Painting the Modern Garden

Firmly in the Impressionism wheelhouse it may have been, and staid and comfortable compared to some of the modern art exhibitions on show this year, but no less joyfully exuberant for being so. It featured the greatest hits from Matisse, John Singer Sargent, Van Gogh, and more, and exhibited the greatest collection of Monets I have had the pleasure of seeing. It brought the sunshine of French and Spanish gardens to a gloomy February. It was the perfect exhibition save for the actual experience of going to see it; I missed the press view and went on another day with seemingly all of London, and their uncle. Even on a Tuesday afternoon, big name exhibitions can inspire the sort of crush that Oxford Street dreams of. All of which is to remind of two important lessons: a) never pass up an exhibition of Monets, no matter how many times you’ve seen a reproduction, seeing the paintings up close can be an experience, and b) if you want to go see a big-time exhibition, seriously, go to the press preview with your free ticket courtesy of FELIX Arts, no need to slum it with the hoi polloi, ain’t nobody got time for that.

Electronic Superhighway

This exhibition brought together 50 years of artists exploring the internet. It wove together sculpture, video, more painterly techniques, featuring everything from Pac-Man to internet spam karaoke. Showing the work of artists produced at the the birth of the internet to artists working now, it displayed our love affair with the world wide web, exploring its evolution from the romanticism of a hyperconnected world, to the Orwellian near-dystopia of constant surveillance, dipping into the evolution of video games, and the intricacies of internet chat rooms along the way. Like the internet itself, it was by turns compelling, confusing, fun, and ever so slightly creepy all rolled into one; an exhibition worthy of one of the greatest inventions of the modern age.

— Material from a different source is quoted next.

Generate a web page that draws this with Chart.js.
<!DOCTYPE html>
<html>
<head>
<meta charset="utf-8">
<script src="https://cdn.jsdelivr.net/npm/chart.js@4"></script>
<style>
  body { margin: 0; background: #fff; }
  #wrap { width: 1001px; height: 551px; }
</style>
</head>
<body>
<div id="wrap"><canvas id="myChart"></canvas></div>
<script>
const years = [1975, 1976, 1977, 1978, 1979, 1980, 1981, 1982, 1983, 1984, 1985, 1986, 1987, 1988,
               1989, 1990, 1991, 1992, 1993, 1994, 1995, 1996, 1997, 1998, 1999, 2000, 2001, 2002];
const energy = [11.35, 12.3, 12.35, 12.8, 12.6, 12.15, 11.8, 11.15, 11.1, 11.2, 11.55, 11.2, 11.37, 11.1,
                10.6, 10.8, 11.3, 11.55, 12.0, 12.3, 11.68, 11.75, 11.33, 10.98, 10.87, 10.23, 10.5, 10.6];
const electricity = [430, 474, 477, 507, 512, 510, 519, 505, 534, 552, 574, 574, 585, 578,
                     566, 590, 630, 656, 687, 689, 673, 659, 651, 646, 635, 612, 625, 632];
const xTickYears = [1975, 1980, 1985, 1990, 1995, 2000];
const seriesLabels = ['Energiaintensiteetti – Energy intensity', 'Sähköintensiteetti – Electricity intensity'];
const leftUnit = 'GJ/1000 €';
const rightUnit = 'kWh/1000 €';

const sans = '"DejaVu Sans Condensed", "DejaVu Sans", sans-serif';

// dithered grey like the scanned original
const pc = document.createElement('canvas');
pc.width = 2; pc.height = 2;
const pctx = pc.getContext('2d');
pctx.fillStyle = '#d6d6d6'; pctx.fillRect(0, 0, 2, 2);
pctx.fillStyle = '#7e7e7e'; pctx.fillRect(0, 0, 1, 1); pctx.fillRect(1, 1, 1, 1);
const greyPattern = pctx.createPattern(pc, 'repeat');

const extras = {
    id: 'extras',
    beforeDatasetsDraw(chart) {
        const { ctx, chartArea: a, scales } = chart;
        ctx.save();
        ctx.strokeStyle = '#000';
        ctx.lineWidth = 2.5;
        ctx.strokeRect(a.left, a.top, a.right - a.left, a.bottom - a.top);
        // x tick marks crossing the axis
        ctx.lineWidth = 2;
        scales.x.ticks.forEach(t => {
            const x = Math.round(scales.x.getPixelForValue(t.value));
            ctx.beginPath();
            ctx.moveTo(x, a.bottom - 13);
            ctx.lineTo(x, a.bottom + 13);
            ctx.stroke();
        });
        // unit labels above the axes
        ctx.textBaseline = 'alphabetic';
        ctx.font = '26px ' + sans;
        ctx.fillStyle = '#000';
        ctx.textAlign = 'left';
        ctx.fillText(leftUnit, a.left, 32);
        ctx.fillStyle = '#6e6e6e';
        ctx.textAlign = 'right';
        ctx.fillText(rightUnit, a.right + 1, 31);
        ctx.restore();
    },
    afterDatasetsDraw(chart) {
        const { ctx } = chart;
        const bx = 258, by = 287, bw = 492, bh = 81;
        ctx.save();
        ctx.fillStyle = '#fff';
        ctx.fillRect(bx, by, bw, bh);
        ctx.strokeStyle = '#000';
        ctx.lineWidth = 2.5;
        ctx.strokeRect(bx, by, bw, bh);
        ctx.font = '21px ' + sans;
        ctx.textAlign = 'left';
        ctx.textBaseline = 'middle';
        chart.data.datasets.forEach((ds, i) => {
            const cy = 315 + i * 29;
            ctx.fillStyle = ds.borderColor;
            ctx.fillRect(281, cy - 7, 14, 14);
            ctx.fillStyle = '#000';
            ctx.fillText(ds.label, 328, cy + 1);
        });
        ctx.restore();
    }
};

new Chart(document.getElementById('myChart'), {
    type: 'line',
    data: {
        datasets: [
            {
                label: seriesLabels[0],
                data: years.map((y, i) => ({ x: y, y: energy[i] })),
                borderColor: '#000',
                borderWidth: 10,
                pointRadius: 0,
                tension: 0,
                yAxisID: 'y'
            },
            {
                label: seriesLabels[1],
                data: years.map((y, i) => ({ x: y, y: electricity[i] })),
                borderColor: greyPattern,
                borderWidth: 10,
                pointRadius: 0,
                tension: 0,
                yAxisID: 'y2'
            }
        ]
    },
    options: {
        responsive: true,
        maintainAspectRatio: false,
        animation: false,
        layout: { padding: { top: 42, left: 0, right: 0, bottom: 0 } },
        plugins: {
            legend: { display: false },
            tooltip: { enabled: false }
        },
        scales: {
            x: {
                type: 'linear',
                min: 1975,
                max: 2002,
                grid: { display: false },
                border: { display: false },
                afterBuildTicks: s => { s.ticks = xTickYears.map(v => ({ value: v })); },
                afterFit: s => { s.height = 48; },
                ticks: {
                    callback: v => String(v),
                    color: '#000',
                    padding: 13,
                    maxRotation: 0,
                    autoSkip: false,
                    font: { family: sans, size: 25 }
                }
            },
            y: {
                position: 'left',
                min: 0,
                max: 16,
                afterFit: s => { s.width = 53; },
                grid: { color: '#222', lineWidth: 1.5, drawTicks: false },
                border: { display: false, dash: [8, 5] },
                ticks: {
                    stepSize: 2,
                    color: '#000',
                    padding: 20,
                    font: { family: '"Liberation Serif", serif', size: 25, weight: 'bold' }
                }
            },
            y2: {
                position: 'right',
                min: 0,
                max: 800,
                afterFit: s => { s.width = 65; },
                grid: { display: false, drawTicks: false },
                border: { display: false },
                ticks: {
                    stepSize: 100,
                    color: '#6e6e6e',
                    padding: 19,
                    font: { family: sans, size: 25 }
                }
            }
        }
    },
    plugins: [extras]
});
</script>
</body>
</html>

The year’s worst... Consensual

It is rare that any show can anger me so much that the thought of it still makes me queasy the next morning. But, as I write this article, it is only the National Youth Theatre’s production of Consensual which has consistently infuriated and upset me on an almost weekly basis since I saw it all the way back in October. Had it been a fully professional production by a (poorly) paid cast, the anger and disappointment would have been enough already. However, as the flagship production to show off the best from the National Youth Theatre, this production both embarrasses this institution to which I had proudly called myself a member, and completely scandalises the interest and intellect of today’s young people. Displaying London’s youth as selfish, stupid and sex-crazed, many other publications lauded what they called a powerful and “provocative” production. However, not wanting to step on their toes, I can happily say that this must have been the singly worst show I have ever seen.